-- Begin Excerpted records --

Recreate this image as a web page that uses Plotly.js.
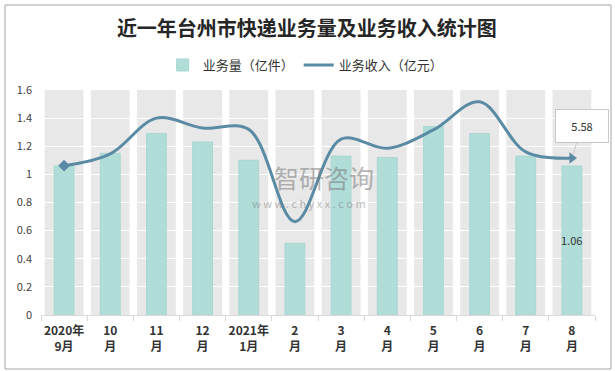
<!DOCTYPE html>
<html>
<head>
<meta charset="utf-8">
<script src="https://cdn.plot.ly/plotly-3.0.1.min.js"></script>
<style>html,body{margin:0;padding:0;background:#fff;}#chart{width:615px;height:371px;}</style>
</head>
<body>
<div id="chart"></div>
<script>
// ---- data ----
var categories = ['2020年9月','10月','11月','12月','2021年1月','2月','3月','4月','5月','6月','7月','8月'];
var tickLabels = ['2020年<br>9月','10<br>月','11<br>月','12<br>月','2021年<br>1月','2<br>月','3<br>月','4<br>月','5<br>月','6<br>月','7<br>月','8<br>月'];
var volume = [1.06, 1.15, 1.29, 1.23, 1.10, 0.51, 1.13, 1.12, 1.34, 1.29, 1.13, 1.06];   // 业务量（亿件）
var revenue = [5.31, 5.73, 7.00, 6.65, 6.60, 3.32, 6.25, 5.93, 6.58, 7.58, 5.80, 5.58]; // 业务收入（亿元）
var yTicks = [0, 0.2, 0.4, 0.6, 0.8, 1, 1.2, 1.4, 1.6];
var seriesNames = ['业务量（亿件）', '业务收入（亿元）'];
var titleText = '近一年台州市快递业务量及业务收入统计图';

var FONT = '"Noto Sans CJK SC", "Noto Sans", sans-serif';
var last = categories.length - 1;
var LINE_COLOR = '#5a8ba4';

var bars = {
  type: 'bar', name: seriesNames[0], x: categories, y: volume,
  width: 0.43,
  marker: {color: '#b1ddd9', line: {color: '#a8d8d3', width: 1}},
  hoverinfo: 'x+y'
};

var line = {
  type: 'scatter', mode: 'lines', name: seriesNames[1], x: categories, y: revenue,
  yaxis: 'y2',
  line: {color: LINE_COLOR, width: 3, shape: 'spline', smoothing: 1}
};
// start (diamond) and end (arrow) markers of the line
var lineStart = {
  type: 'scatter', mode: 'markers', x: [categories[0]], y: [revenue[0]], yaxis: 'y2', showlegend: false,
  marker: {color: LINE_COLOR, symbol: 'diamond', size: 9, line: {width: 0}}
};
var lineEnd = {
  type: 'scatter', mode: 'markers', x: [categories[last]], y: [revenue[last]], yaxis: 'y2', showlegend: false,
  marker: {color: LINE_COLOR, symbol: 'triangle-right', size: 10, line: {width: 0}}
};

// gray column bands behind each category
var shapes = categories.map(function(c, i){
  return {type: 'rect', xref: 'x', yref: 'y', x0: i - 0.42, x1: i + 0.42, y0: 0, y1: yTicks[yTicks.length-1],
          fillcolor: '#e8e8e8', line: {width: 0}, layer: 'below'};
});
// outer frame
shapes.push({type: 'rect', xref: 'paper', yref: 'paper',
  x0: (5-41)/554, x1: (611-41)/554, y0: (315-369)/225, y1: (315-5)/225,
  line: {color: '#a6a6a6', width: 1}, fillcolor: 'rgba(0,0,0,0)', layer: 'above'});

var annotations = [
  {x: categories[last], y: volume[last] / 2, xref: 'x', yref: 'y', text: volume[last].toFixed(2),
   showarrow: false, font: {family: FONT, size: 11, color: '#333'}},
  {x: categories[last], y: revenue[last], xref: 'x', yref: 'y2', text: revenue[last].toFixed(2),
   showarrow: true, arrowhead: 0, arrowwidth: 1, arrowcolor: '#c8c8c8', ax: 10, ay: -32, standoff: 3,
   xanchor: 'center', yanchor: 'middle',
   bgcolor: '#ffffff', bordercolor: '#c8c8c8', borderwidth: 1, width: 50, height: 30, borderpad: 1,
   font: {family: FONT, size: 11, color: '#333'}},
  {xref: 'paper', yref: 'paper', x: 0.51, y: 0.615, text: '智研咨询', showarrow: false,
   font: {family: FONT, size: 25, color: 'rgba(120,120,120,0.55)'}},
  {xref: 'paper', yref: 'paper', x: 0.483, y: 0.5, text: 'w w w . c h y x x . c o m', showarrow: false,
   font: {family: FONT, size: 11, color: 'rgba(120,120,120,0.5)'}}
];

var layout = {
  width: 615, height: 371,
  margin: {l: 41, r: 20, t: 90, b: 56, pad: 0},
  paper_bgcolor: '#ffffff', plot_bgcolor: '#ffffff',
  font: {family: FONT, color: '#404040', size: 11},
  title: {text: '<b>' + titleText + '</b>', x: 0.499, xref: 'container', xanchor: 'center',
          y: 1 - 29/371, yref: 'container', yanchor: 'middle',
          font: {family: FONT, size: 20, color: '#262626'}},
  showlegend: true,
  legend: {orientation: 'h', xref: 'container', yref: 'container', x: 0.497, xanchor: 'center',
           y: 1 - 65/371, yanchor: 'middle', font: {family: FONT, size: 13, color: '#333'},
           itemwidth: 30, tracegroupgap: 0},
  barmode: 'overlay',
  xaxis: {type: 'category', range: [-0.5, last + 0.5], tickvals: categories,
          ticktext: tickLabels.map(function(t){return '<b>'+t+'</b>';}),
          tickangle: 0, automargin: false, ticklabelstandoff: 5,
          showline: true, linecolor: '#d9d9d9', linewidth: 1, ticks: 'outside', tickson: 'boundaries',
          ticklen: 5, tickcolor: '#d9d9d9', showgrid: false, tickfont: {family: FONT, size: 12, color: '#333'},
          fixedrange: true},
  yaxis: {range: [0, yTicks[yTicks.length-1]], tickvals: yTicks, showgrid: true, gridcolor: '#ffffff', gridwidth: 1,
          zeroline: false, showline: false, ticks: '', ticklabelstandoff: 8, automargin: false,
          tickfont: {family: FONT, size: 11, color: '#404040'}, fixedrange: true},
  yaxis2: {overlaying: 'y', range: [0, 8], visible: false, showgrid: false, zeroline: false, fixedrange: true},
  shapes: shapes,
  annotations: annotations
};

Plotly.newPlot('chart', [bars, line, lineStart, lineEnd], layout, {displayModeBar: false, staticPlot: true});
</script>
</body>
</html>
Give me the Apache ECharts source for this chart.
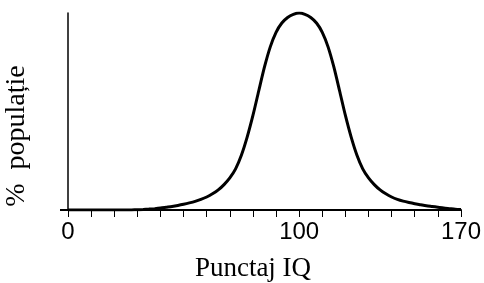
<!DOCTYPE html>
<html>
<head>
<meta charset="utf-8">
<script src="https://cdn.jsdelivr.net/npm/echarts@6/dist/echarts.min.js"></script>
<style>
  html, body { margin: 0; padding: 0; background: #fff; }
  #chart { width: 484px; height: 283px; }
</style>
</head>
<body>
<div id="chart"></div>
<script>
// scor IQ (axa x)
const iqScores = [0, 5, 10, 15, 20, 22.5, 25, 27.5, 30, 32.5, 35, 37.5, 40, 42.5, 45, 47.5,
  50, 52.5, 55, 57.5, 60, 62.5, 65, 67.5, 70, 72.5, 75, 77.5, 80, 82.5, 85, 87.5,
  90, 92.5, 95, 97.5, 100, 102.5, 105, 107.5, 110, 112.5, 115, 117.5, 120, 122.5,
  125, 127.5, 130, 132.5, 135, 137.5, 140, 142.5, 145, 147.5, 150, 152.5, 155,
  157.5, 160, 162.5, 165, 167.5, 170]

// % populatie, relativ la varf (0-100)
const populationPct = [0, 0, 0, 0, 0, 0, 0, 0.05, 0.12, 0.25, 0.45, 0.7, 1.0, 1.4, 1.8, 2.3,
  2.9, 3.6, 4.4, 5.4, 6.6, 8.2, 10.2, 12.9, 16.3, 20.9, 27.8, 37.0, 48.0, 60.4, 72.6, 82.8,
  90.2, 94.9, 97.7, 99.3, 100, 99.3, 97.7, 94.9, 90.2, 82.8, 72.6, 60.4, 48.0, 37.0,
  27.8, 20.9, 16.3, 12.9, 10.2, 8.2, 6.6, 5.4, 4.5, 3.8, 3.2, 2.7, 2.2,
  1.8, 1.4, 1.0, 0.7, 0.4, 0.2]

// etichete afisate pe axa x
const shownTicks = [0, 100, 170]

const xTitle = 'Punctaj IQ'
const yTitle = '%  populație'

const chart = echarts.init(document.getElementById('chart'))

const option = {
  animation: false,
  grid: { left: 68, right: 23, top: 13, bottom: 73 },
  xAxis: {
    type: 'value',
    min: 0,
    max: 170,
    interval: 10,
    splitLine: { show: false },
    axisLine: { lineStyle: { color: '#000', width: 2 } },
    axisTick: { length: 7, lineStyle: { color: '#000', width: 1 } },
    axisLabel: {
      margin: 10,
      color: '#000',
      fontSize: 24,
      fontFamily: 'Liberation Sans, Arial, sans-serif',
      showMinLabel: true,
      showMaxLabel: true,
      formatter: (v) => shownTicks.includes(v) ? String(v) : ''
    }
  },
  yAxis: {
    type: 'value',
    min: 0,
    max: 100,
    splitLine: { show: false },
    axisLine: { show: true, lineStyle: { color: '#000', width: 1.5 } },
    axisTick: { show: false },
    axisLabel: { show: false }
  },
  series: [{
    type: 'line',
    data: iqScores.map((x, i) => [x, populationPct[i]]),
    smooth: 0.25,
    showSymbol: false,
    lineStyle: { color: '#000', width: 3 }
  }]
}

chart.setOption(option)

// extensia axei x la stanga axei y + titlurile axelor
const origin = chart.convertToPixel({ gridIndex: 0 }, [0, 0])
chart.setOption({
  graphic: [
    {
      type: 'line',
      shape: { x1: origin[0] - 8, y1: origin[1], x2: origin[0], y2: origin[1] },
      style: { stroke: '#000', lineWidth: 2 }
    },
    {
      type: 'text',
      x: 253,
      y: 269,
      style: {
        text: xTitle,
        fill: '#000',
        font: '27px "Liberation Serif", "Times New Roman", serif',
        textAlign: 'center',
        textVerticalAlign: 'middle'
      }
    },
    {
      type: 'text',
      x: 17,
      y: 136,
      rotation: Math.PI / 2,
      style: {
        text: yTitle,
        fill: '#000',
        font: '28px "Liberation Serif", "Times New Roman", serif',
        textAlign: 'center',
        textVerticalAlign: 'middle'
      }
    }
  ]
})
</script>
</body>
</html>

-- End Excerpted records --

Description of the task: Where a line in the entries holds the word "this", copy that line.

The answer:
Recreate this image as a web page that uses Plotly.js.
Give me the Apache ECharts source for this chart.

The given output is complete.